Report all lines holding "document".

DATA PROVIDED:
--------------------------------
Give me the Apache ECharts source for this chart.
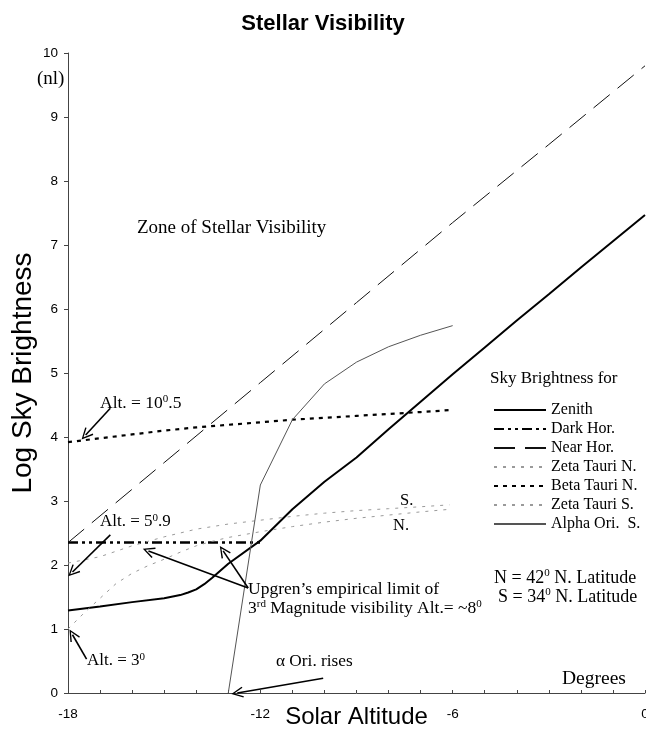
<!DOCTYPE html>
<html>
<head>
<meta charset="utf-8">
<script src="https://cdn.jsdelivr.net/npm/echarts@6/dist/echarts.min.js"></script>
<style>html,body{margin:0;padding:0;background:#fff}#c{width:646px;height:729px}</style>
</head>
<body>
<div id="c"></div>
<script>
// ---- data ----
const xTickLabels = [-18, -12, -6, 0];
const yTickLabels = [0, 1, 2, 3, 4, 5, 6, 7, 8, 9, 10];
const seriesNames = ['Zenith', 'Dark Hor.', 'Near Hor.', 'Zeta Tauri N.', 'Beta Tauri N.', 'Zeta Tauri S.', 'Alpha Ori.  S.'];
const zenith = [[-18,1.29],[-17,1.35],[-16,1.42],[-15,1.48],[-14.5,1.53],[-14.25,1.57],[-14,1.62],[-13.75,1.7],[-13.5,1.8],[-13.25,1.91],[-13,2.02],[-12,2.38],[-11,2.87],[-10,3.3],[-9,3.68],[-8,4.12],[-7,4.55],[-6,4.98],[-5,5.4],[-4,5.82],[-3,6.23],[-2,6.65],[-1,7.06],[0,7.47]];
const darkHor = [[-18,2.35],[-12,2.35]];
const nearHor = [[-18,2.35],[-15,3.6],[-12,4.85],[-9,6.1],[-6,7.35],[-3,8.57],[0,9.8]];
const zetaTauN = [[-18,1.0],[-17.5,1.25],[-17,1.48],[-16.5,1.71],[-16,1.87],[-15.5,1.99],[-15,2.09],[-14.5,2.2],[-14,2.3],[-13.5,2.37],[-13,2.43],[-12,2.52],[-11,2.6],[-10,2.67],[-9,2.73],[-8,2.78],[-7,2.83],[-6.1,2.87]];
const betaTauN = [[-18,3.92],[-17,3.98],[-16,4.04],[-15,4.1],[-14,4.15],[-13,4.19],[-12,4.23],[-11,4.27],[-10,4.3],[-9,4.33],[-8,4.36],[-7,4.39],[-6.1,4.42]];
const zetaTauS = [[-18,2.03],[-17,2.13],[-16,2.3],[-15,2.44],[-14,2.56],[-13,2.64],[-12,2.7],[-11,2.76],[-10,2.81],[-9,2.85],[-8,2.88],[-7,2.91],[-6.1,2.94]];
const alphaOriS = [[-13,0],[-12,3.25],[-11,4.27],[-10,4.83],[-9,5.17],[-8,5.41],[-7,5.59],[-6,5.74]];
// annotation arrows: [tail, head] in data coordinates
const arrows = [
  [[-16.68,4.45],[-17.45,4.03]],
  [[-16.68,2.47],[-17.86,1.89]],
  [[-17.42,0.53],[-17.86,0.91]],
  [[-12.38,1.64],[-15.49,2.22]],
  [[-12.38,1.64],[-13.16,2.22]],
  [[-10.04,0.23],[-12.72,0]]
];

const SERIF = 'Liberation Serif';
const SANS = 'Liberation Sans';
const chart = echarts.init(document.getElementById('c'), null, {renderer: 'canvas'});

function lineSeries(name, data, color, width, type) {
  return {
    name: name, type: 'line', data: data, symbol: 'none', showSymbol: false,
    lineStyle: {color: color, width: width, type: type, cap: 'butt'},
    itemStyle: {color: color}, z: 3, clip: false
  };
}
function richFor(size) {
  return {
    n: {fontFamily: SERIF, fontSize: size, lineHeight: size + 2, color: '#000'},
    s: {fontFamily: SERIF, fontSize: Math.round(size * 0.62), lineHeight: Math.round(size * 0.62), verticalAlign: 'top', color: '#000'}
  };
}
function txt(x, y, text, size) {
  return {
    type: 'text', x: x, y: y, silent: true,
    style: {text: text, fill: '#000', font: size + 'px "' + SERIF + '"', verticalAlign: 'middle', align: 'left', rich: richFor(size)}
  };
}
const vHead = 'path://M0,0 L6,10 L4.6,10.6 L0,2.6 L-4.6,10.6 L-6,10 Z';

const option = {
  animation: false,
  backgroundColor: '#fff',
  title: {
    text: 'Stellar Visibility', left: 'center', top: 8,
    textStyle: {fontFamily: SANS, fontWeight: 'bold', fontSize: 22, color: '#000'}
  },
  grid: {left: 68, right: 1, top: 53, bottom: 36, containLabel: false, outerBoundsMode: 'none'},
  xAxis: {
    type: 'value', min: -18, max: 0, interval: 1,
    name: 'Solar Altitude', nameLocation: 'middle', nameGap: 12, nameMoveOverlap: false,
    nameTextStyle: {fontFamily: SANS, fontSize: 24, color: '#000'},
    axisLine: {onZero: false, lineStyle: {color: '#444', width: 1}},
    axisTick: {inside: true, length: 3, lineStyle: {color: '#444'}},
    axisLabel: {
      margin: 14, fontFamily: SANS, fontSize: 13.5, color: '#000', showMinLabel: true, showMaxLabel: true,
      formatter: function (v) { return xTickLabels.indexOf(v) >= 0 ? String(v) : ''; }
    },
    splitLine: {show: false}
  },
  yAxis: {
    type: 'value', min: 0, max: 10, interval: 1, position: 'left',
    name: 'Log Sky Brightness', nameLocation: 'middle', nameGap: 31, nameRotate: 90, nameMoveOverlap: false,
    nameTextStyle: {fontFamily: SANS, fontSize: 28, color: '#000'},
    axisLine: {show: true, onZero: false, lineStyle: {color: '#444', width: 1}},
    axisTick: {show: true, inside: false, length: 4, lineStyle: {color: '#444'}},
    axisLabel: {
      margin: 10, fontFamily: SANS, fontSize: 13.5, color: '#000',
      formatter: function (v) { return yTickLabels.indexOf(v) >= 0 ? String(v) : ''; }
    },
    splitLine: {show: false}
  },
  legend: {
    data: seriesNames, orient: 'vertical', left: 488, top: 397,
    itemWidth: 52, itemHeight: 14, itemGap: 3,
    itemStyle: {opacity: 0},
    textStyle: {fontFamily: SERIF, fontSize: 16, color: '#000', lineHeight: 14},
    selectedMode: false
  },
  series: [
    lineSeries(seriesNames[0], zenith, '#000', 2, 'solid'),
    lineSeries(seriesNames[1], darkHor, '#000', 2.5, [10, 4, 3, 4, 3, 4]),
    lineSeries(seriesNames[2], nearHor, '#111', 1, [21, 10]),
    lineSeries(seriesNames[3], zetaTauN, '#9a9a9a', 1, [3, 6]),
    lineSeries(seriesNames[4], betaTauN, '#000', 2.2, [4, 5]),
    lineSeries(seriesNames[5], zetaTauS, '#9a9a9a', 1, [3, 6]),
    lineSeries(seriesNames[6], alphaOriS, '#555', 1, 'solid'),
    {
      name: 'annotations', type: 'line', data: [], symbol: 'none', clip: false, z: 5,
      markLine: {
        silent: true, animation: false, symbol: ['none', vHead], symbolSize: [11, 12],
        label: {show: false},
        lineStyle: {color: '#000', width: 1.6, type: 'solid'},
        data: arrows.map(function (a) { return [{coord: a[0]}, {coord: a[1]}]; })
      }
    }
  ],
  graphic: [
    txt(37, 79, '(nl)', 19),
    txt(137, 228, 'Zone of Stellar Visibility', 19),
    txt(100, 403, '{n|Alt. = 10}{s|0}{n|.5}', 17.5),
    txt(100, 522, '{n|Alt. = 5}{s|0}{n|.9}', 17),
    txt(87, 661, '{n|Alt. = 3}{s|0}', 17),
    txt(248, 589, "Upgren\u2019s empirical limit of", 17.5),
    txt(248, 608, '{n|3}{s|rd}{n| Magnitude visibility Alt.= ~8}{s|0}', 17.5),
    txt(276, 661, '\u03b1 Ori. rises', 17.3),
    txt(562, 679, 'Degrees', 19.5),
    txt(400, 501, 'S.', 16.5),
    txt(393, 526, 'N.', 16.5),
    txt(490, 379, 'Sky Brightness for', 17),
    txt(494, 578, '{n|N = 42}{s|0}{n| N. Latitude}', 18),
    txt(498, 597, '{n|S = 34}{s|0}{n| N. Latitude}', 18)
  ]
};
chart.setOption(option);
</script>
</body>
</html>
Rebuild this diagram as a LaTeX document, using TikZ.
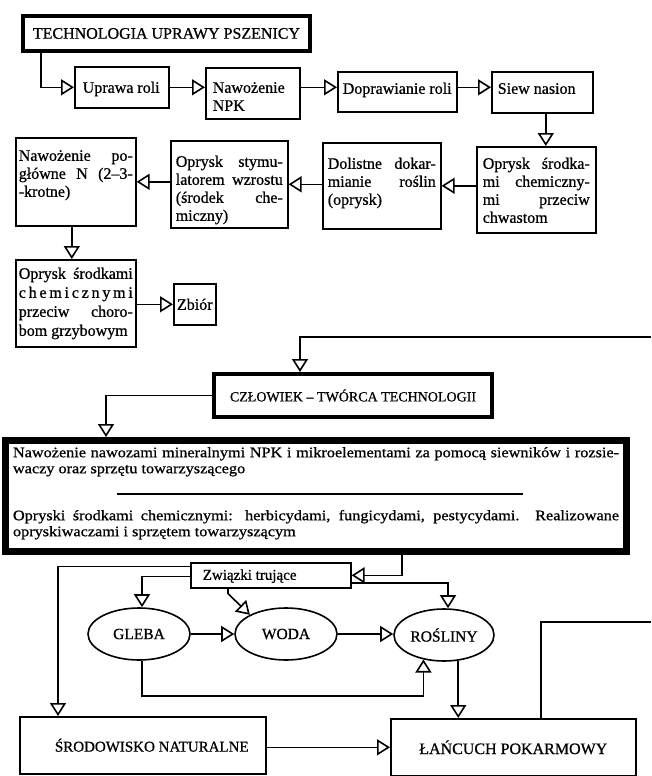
--------------------------------
RESULT OF THIS EXERCISE:
const chart = echarts.init(document.getElementById('c'), null, {renderer: 'canvas'});
Rebuild this diagram as a LaTeX document, using TikZ.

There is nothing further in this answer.